* What the task asks: Look through the material below and count the lines with the string "chart". Report only the count.
START Supplied data
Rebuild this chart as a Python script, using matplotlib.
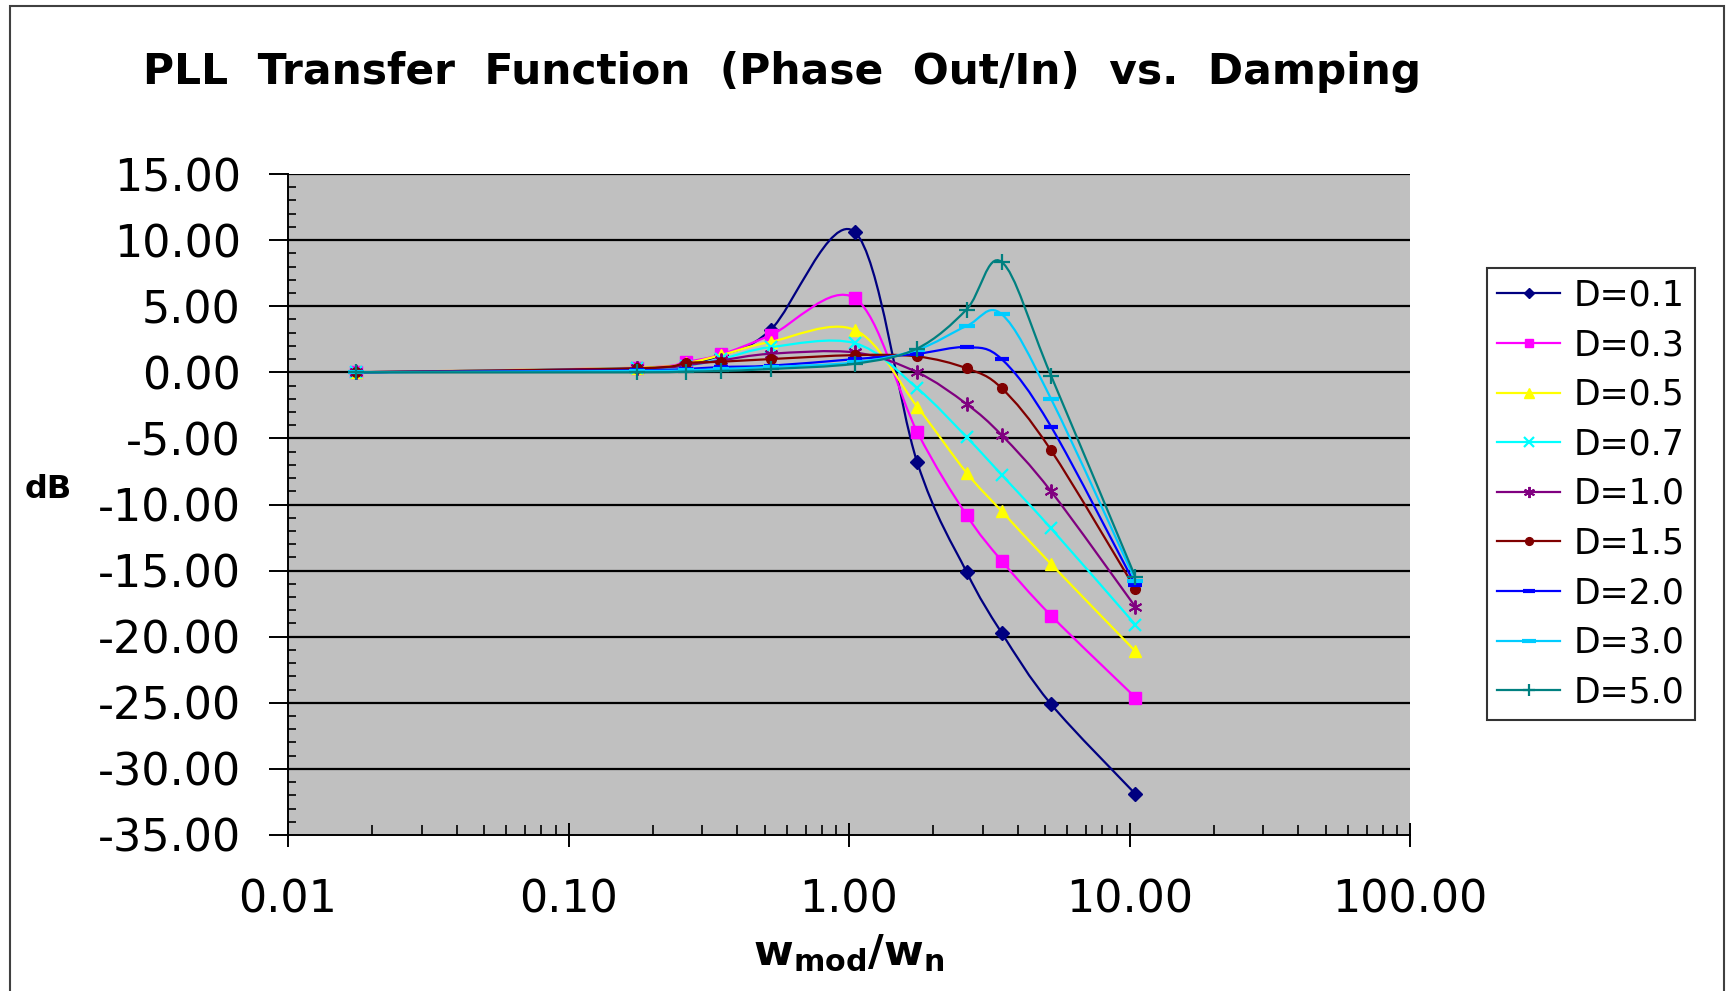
import numpy as np
import matplotlib
matplotlib.use('Agg')
import matplotlib.pyplot as plt
from matplotlib.path import Path
from matplotlib.patches import PathPatch, Rectangle
from matplotlib.lines import Line2D
from matplotlib.ticker import FixedLocator, FixedFormatter, MultipleLocator, LogLocator, NullFormatter

plt.rcParams['font.family'] = ['DejaVu Sans']
plt.rcParams['mathtext.fontset'] = 'custom'
plt.rcParams['mathtext.rm'] = 'DejaVu Sans'
plt.rcParams['mathtext.bf'] = 'DejaVu Sans:bold'

# w_mod / w_n
ratio = [0.0175, 0.175, 0.2625, 0.35, 0.525, 1.05, 1.75, 2.625, 3.5, 5.25, 10.5]

# dB values, one list per damping
d01 = [0.0, 0.30, 0.70, 1.30, 3.20, 10.60, -6.80, -15.10, -19.70, -25.10, -31.90]
d03 = [0.0, 0.35, 0.80, 1.35, 2.80, 5.60, -4.50, -10.80, -14.25, -18.40, -24.60]
d05 = [0.0, 0.35, 0.70, 1.30, 2.30, 3.20, -2.60, -7.60, -10.50, -14.50, -21.10]
d07 = [0.0, 0.30, 0.50, 1.00, 1.90, 2.20, -1.20, -4.90, -7.75, -11.80, -19.10]
d10 = [0.0, 0.30, 0.55, 0.90, 1.40, 1.50, 0.00, -2.40, -4.75, -9.00, -17.75]
d15 = [0.0, 0.30, 0.70, 0.80, 1.00, 1.30, 1.20, 0.30, -1.20, -5.90, -16.40]
d20 = [0.0, 0.15, 0.25, 0.40, 0.50, 1.00, 1.40, 1.90, 1.00, -4.10, -16.10]
d30 = [0.0, 0.10, 0.15, 0.25, 0.40, 0.75, 1.70, 3.50, 4.40, -2.00, -15.75]
d50 = [0.0, 0.00, 0.05, 0.10, 0.25, 0.65, 1.80, 4.75, 8.35, -0.25, -15.50]

labels = ['D=0.1', 'D=0.3', 'D=0.5', 'D=0.7', 'D=1.0', 'D=1.5', 'D=2.0', 'D=3.0', 'D=5.0']
series = [d01, d03, d05, d07, d10, d15, d20, d30, d50]
colors = ['#000080', '#FF00FF', '#FFFF00', '#00FFFF', '#800080', '#800000', '#0000FF', '#00CCFF', '#008080']
# marker, size, edge width, filled
markers = [('D', 7, 1, True), ('s', 8, 1, True), ('^', 9, 1, True), ('x', 9, 1.6, False),
           ((6, 2, 0), 10, 1.4, False), ('o', 7, 1, True), ('_', 10, 3, False),
           ('_', 12, 3, False), ('+', 11, 1.6, False)]

y_ticks = [15, 10, 5, 0, -5, -10, -15, -20, -25, -30, -35]
x_ticks = [0.01, 0.1, 1, 10, 100]
x_ticklabels = ['0.01', '0.10', '1.00', '10.00', '100.00']


def smooth_path(xs, ys):
    # Excel-like smoothed line: cubic bezier through the points, done in log-x space
    u = np.log10(xs)
    v = np.asarray(ys, dtype=float)
    n = len(u)
    verts = [(xs[0], v[0])]
    codes = [Path.MOVETO]
    for i in range(n - 1):
        a = i - 1 if i > 0 else i
        b = i + 2 if i + 2 < n else i + 1
        c1u = u[i] + (u[i + 1] - u[a]) / 6
        c1v = v[i] + (v[i + 1] - v[a]) / 6
        c2u = u[i + 1] - (u[b] - u[i]) / 6
        c2v = v[i + 1] - (v[b] - v[i]) / 6
        verts += [(10 ** c1u, c1v), (10 ** c2u, c2v), (xs[i + 1], v[i + 1])]
        codes += [Path.CURVE4] * 3
    return Path(verts, codes)


fig = plt.figure(figsize=(17.28, 9.91), dpi=100)
ax = fig.add_axes([288 / 1728, 1 - 835 / 991, (1410 - 288) / 1728, (835 - 174) / 991])
ax.set_facecolor('#C0C0C0')
ax.set_xscale('log')
ax.set_xlim(0.01, 100)
ax.set_ylim(-35, 15)

for yt in y_ticks[:-1]:
    ax.axhline(yt, color='black', lw=1.6, zorder=1)

handles = []
for k, (vals, col, mk) in enumerate(zip(series, colors, markers)):
    m, ms, mew, filled = mk
    patch = PathPatch(smooth_path(ratio, vals), fill=False, edgecolor=col, lw=1.6, zorder=3 + k)
    ax.add_patch(patch)
    ax.plot(ratio, vals, linestyle='none', marker=m, ms=ms, mew=mew, color=col,
            mfc=col if filled else 'none', mec=col, zorder=3 + k, clip_on=False)
    handles.append(Line2D([], [], color=col, lw=1.6, marker=m, ms=ms * 0.8, mew=mew,
                          mfc=col if filled else 'none', mec=col))

ax.spines['top'].set_visible(False)
ax.spines['right'].set_visible(False)
ax.spines['left'].set_linewidth(1.4)
ax.spines['bottom'].set_linewidth(1.4)

ax.yaxis.set_major_locator(FixedLocator(y_ticks))
ax.set_yticklabels(['%.2f' % t for t in y_ticks])
ax.yaxis.set_minor_locator(MultipleLocator(1))
ax.xaxis.set_major_locator(FixedLocator(x_ticks))
ax.xaxis.set_major_formatter(FixedFormatter(x_ticklabels))
ax.xaxis.set_minor_locator(LogLocator(base=10, subs=np.arange(2, 10), numticks=20))
ax.xaxis.set_minor_formatter(NullFormatter())

ax.tick_params(axis='y', which='major', direction='out', length=14, width=1.4, pad=20, labelsize=32)
ax.tick_params(axis='y', which='minor', direction='in', length=6, width=1.2)
ax.tick_params(axis='x', which='major', direction='inout', length=17, width=1.4, pad=23, labelsize=32)
ax.tick_params(axis='x', which='minor', direction='in', length=7, width=1.2)

fig.text(782 / 1728, 1 - 72 / 991, 'PLL  Transfer  Function  (Phase  Out/In)  vs.  Damping',
         ha='center', va='center', fontsize=30.5, fontweight='bold')
fig.text(48 / 1728, 1 - 490 / 991, 'dB', ha='center', va='center', fontsize=23, fontweight='bold')
fig.text(849 / 1728, 1 - 953 / 991, r'$\mathbf{w_{mod}/w_{n}}$', ha='center', va='center', fontsize=31)

leg = fig.legend(handles, labels, loc='upper left', bbox_to_anchor=(1487 / 1728, 1 - 268 / 991),
                 borderaxespad=0, frameon=True, fancybox=False, fontsize=25,
                 handlelength=1.8, handletextpad=0.4, labelspacing=0.45, borderpad=0.3)
leg.get_frame().set_edgecolor('black')
leg.get_frame().set_linewidth(1.5)

fig.patches.append(Rectangle((10 / 1728, -0.05), (1724 - 10) / 1728, 1.05 - 6 / 991,
                             transform=fig.transFigure, fill=False, edgecolor='#404040', lw=1.5))

fig.savefig('out.png', dpi=100)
END Supplied data
* Exercise result: 1